Set the listing down unchanged, minus every embedded image.

■ ■ ■

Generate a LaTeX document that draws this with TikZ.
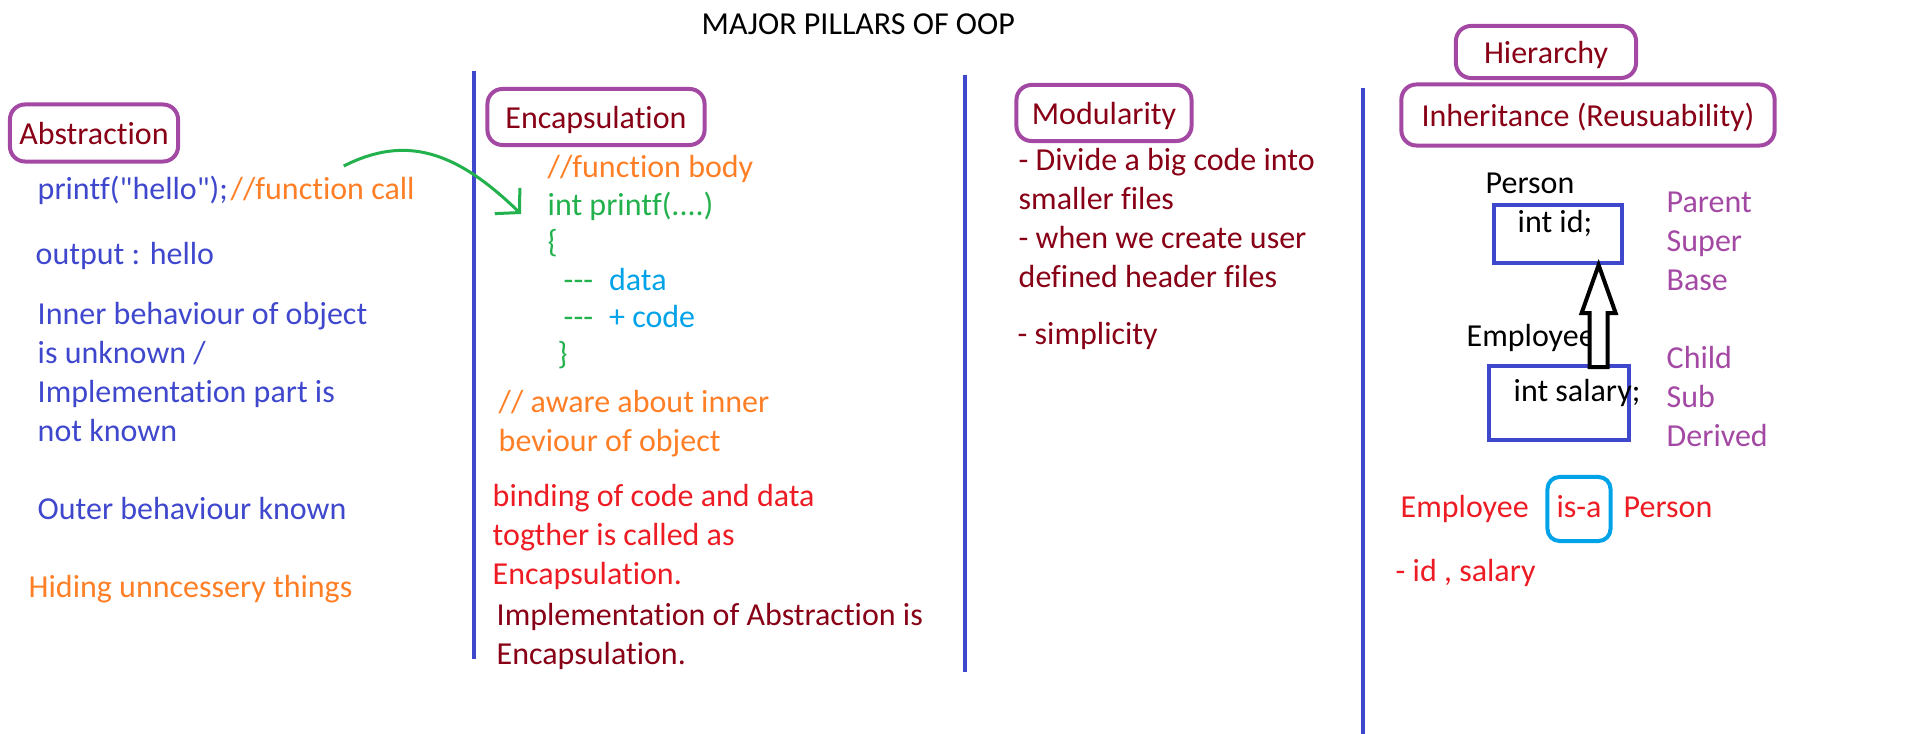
\documentclass[tikz,border=0pt]{standalone}
\usepackage{fontspec}
\setmainfont{Carlito}[Ligatures=NoCommon]
\usetikzlibrary{arrows.meta,calc}
\definecolor{titlered}{HTML}{880015}
\definecolor{boxpurple}{HTML}{A349A4}
\definecolor{inkblue}{HTML}{3F48CC}
\definecolor{inkorange}{HTML}{FF7F27}
\definecolor{inkgreen}{HTML}{22B14C}
\definecolor{inkcyan}{HTML}{00A2E8}
\definecolor{inkred}{HTML}{ED1C24}
\begin{document}
\begin{tikzpicture}[x=0.01cm,y=-0.01cm,
  every node/.style={font=\fontsize{9.1}{11.1}\selectfont},
  txt/.style={anchor=base west, inner sep=0pt, align=left},
  pillar/.style={draw=boxpurple, line width=0.04cm, rounded corners=0.15cm, text=titlered, inner sep=0pt, text height=0.24cm, text depth=0cm},
  divider/.style={draw=inkblue, line width=0.045cm},
  classbox/.style={draw=inkblue, line width=0.04cm, inner sep=0pt},
  hollow/.style={draw=black, fill=white, line width=0.04cm},
  callarrow/.style={draw=inkgreen, line width=0.03cm, -{Straight Barb[length=0.17cm,width=0.36cm]}}]
\useasboundingbox (0,0) rectangle (1914,734);
\node[txt] (title) at (701,35) {MAJOR PILLARS OF OOP};
\draw[divider] (474,71) -- (474,659);
\draw[divider] (965,75) -- (965,672);
\draw[divider] (1363,88) -- (1363,734);

\node[pillar, minimum width=1.68cm, minimum height=0.57cm] (abs) at (94,133) {Abstraction};
\node[txt, text=inkblue] (call) at (37,200) {printf(\textquotedbl hello\textquotedbl);};
\node[txt, text=inkorange] (fcall) at (230,200) {//function call};
\node[txt, text=inkblue] (output) at (35,265) {output : hello};
\node[txt, text=inkblue] (inner) at (37,442) {Inner behaviour of object\\is unknown /\\Implementation part is\\not known};
\node[txt, text=inkblue] (outer) at (37,520) {Outer behaviour known};
\node[txt, text=inkorange] (hiding) at (28,598) {Hiding unncessery things};

\node[pillar, minimum width=2.17cm, minimum height=0.56cm] (encap) at (596,117) {Encapsulation\hspace{0.15cm}};
\node[txt, text=inkgreen, font=\fontsize{9.1}{10.64}\selectfont] (body) at (547,365) {\textcolor{inkorange}{//function body}\\int printf(....)\\\{\\\hspace*{0.16cm}-{}-{}-\enspace\textcolor{inkcyan}{data}\\\hspace*{0.16cm}-{}-{}-\enspace\textcolor{inkcyan}{+ code}\\\hspace*{0.1cm}\}};
\node[txt, text=inkorange] (aware) at (498,452) {// aware about inner\\beviour of object};
\node[txt, text=inkred] (binding) at (492,585) {binding of code and data\\togther is called as\\Encapsulation.};
\node[txt, text=titlered] (impl) at (496,665) {Implementation of Abstraction is\\Encapsulation.};
\coordinate (calltip) at (521,214);
\draw[callarrow] ([shift={(21,-11)}]fcall.north) .. controls (405,135) and (455,150) .. (calltip);

\node[pillar, minimum width=1.75cm, minimum height=0.56cm] (modul) at (1104,113) {Modularity\hspace{0.15cm}};
\node[txt, text=titlered] (divide) at (1018,288) {- Divide a big code into\\smaller files\\- when we create user\\defined header files};
\node[txt, text=titlered] (simple) at (1017,345) {- simplicity};

\node[pillar, minimum width=1.80cm, minimum height=0.52cm] (hier) at (1546,52) {Hierarchy};
\node[pillar, minimum width=3.73cm, minimum height=0.61cm] (inherit) at (1588,115) {Inheritance (Reusuability)};
\node[txt] (person) at (1485,194) {Person};
\node[classbox, minimum width=1.27cm, minimum height=0.58cm] (idbox) at (1558,234) {};
\node[txt] (idtxt) at (1517,233) {int id;};
\node[txt, text=boxpurple] (parent) at (1666,291) {Parent\\Super\\Base};
\node[txt] (employee) at (1466,347) {Employee};
\node[classbox, minimum width=1.39cm, minimum height=0.73cm] (salbox) at (1559,403) {};
\node[txt] (saltxt) at (1513,402) {int salary;};
\node[txt, text=boxpurple] (child) at (1666,447) {Child\\Sub\\Derived};
\coordinate (inhtip) at ($(idbox.south east)!0.19!(idbox.south west)$);
\draw[hollow] (inhtip) -- ++(17,48) -- ++(-8,0) -- ++(0,54) -- ++(-18,0) -- ++(0,-54) -- ++(-8,0) -- cycle;

\node[txt, text=inkred] (emp) at (1400,518) {Employee};
\node[draw=inkcyan, line width=0.04cm, rounded corners=0.12cm, minimum width=0.63cm, minimum height=0.64cm, inner sep=0pt, text height=0.2cm, text depth=0.02cm, text=inkred] (isa) at (1579,509) {is-a};
\node[txt, text=inkred] (per) at (1623,518) {Person};
\node[txt, text=inkred] (members) at (1395,582) {- id , salary};
\end{tikzpicture}
\end{document}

■ ■ ■

=== WRITTEN RESPONSE ===
Generate a LaTeX document that draws this with TikZ.
\documentclass[tikz,border=0pt]{standalone}
\usepackage{fontspec}
\setmainfont{Carlito}[Ligatures=NoCommon]
\usetikzlibrary{arrows.meta,calc}
\definecolor{titlered}{HTML}{880015}
\definecolor{boxpurple}{HTML}{A349A4}
\definecolor{inkblue}{HTML}{3F48CC}
\definecolor{inkorange}{HTML}{FF7F27}
\definecolor{inkgreen}{HTML}{22B14C}
\definecolor{inkcyan}{HTML}{00A2E8}
\definecolor{inkred}{HTML}{ED1C24}
\begin{document}
\begin{tikzpicture}[x=0.01cm,y=-0.01cm,
  every node/.style={font=\fontsize{9.1}{11.1}\selectfont},
  txt/.style={anchor=base west, inner sep=0pt, align=left},
  pillar/.style={draw=boxpurple, line width=0.04cm, rounded corners=0.15cm, text=titlered, inner sep=0pt, text height=0.24cm, text depth=0cm},
  divider/.style={draw=inkblue, line width=0.045cm},
  classbox/.style={draw=inkblue, line width=0.04cm, inner sep=0pt},
  hollow/.style={draw=black, fill=white, line width=0.04cm},
  callarrow/.style={draw=inkgreen, line width=0.03cm, -{Straight Barb[length=0.17cm,width=0.36cm]}}]
\useasboundingbox (0,0) rectangle (1914,734);
\node[txt] (title) at (701,35) {MAJOR PILLARS OF OOP};
\draw[divider] (474,71) -- (474,659);
\draw[divider] (965,75) -- (965,672);
\draw[divider] (1363,88) -- (1363,734);

\node[pillar, minimum width=1.68cm, minimum height=0.57cm] (abs) at (94,133) {Abstraction};
\node[txt, text=inkblue] (call) at (37,200) {printf(\textquotedbl hello\textquotedbl);};
\node[txt, text=inkorange] (fcall) at (230,200) {//function call};
\node[txt, text=inkblue] (output) at (35,265) {output : hello};
\node[txt, text=inkblue] (inner) at (37,442) {Inner behaviour of object\\is unknown /\\Implementation part is\\not known};
\node[txt, text=inkblue] (outer) at (37,520) {Outer behaviour known};
\node[txt, text=inkorange] (hiding) at (28,598) {Hiding unncessery things};

\node[pillar, minimum width=2.17cm, minimum height=0.56cm] (encap) at (596,117) {Encapsulation\hspace{0.15cm}};
\node[txt, text=inkgreen, font=\fontsize{9.1}{10.64}\selectfont] (body) at (547,365) {\textcolor{inkorange}{//function body}\\int printf(....)\\\{\\\hspace*{0.16cm}-{}-{}-\enspace\textcolor{inkcyan}{data}\\\hspace*{0.16cm}-{}-{}-\enspace\textcolor{inkcyan}{+ code}\\\hspace*{0.1cm}\}};
\node[txt, text=inkorange] (aware) at (498,452) {// aware about inner\\beviour of object};
\node[txt, text=inkred] (binding) at (492,585) {binding of code and data\\togther is called as\\Encapsulation.};
\node[txt, text=titlered] (impl) at (496,665) {Implementation of Abstraction is\\Encapsulation.};
\coordinate (calltip) at (521,214);
\draw[callarrow] ([shift={(21,-11)}]fcall.north) .. controls (405,135) and (455,150) .. (calltip);

\node[pillar, minimum width=1.75cm, minimum height=0.56cm] (modul) at (1104,113) {Modularity\hspace{0.15cm}};
\node[txt, text=titlered] (divide) at (1018,288) {- Divide a big code into\\smaller files\\- when we create user\\defined header files};
\node[txt, text=titlered] (simple) at (1017,345) {- simplicity};

\node[pillar, minimum width=1.80cm, minimum height=0.52cm] (hier) at (1546,52) {Hierarchy};
\node[pillar, minimum width=3.73cm, minimum height=0.61cm] (inherit) at (1588,115) {Inheritance (Reusuability)};
\node[txt] (person) at (1485,194) {Person};
\node[classbox, minimum width=1.27cm, minimum height=0.58cm] (idbox) at (1558,234) {};
\node[txt] (idtxt) at (1517,233) {int id;};
\node[txt, text=boxpurple] (parent) at (1666,291) {Parent\\Super\\Base};
\node[txt] (employee) at (1466,347) {Employee};
\node[classbox, minimum width=1.39cm, minimum height=0.73cm] (salbox) at (1559,403) {};
\node[txt] (saltxt) at (1513,402) {int salary;};
\node[txt, text=boxpurple] (child) at (1666,447) {Child\\Sub\\Derived};
\coordinate (inhtip) at ($(idbox.south east)!0.19!(idbox.south west)$);
\draw[hollow] (inhtip) -- ++(17,48) -- ++(-8,0) -- ++(0,54) -- ++(-18,0) -- ++(0,-54) -- ++(-8,0) -- cycle;

\node[txt, text=inkred] (emp) at (1400,518) {Employee};
\node[draw=inkcyan, line width=0.04cm, rounded corners=0.12cm, minimum width=0.63cm, minimum height=0.64cm, inner sep=0pt, text height=0.2cm, text depth=0.02cm, text=inkred] (isa) at (1579,509) {is-a};
\node[txt, text=inkred] (per) at (1623,518) {Person};
\node[txt, text=inkred] (members) at (1395,582) {- id , salary};
\end{tikzpicture}
\end{document}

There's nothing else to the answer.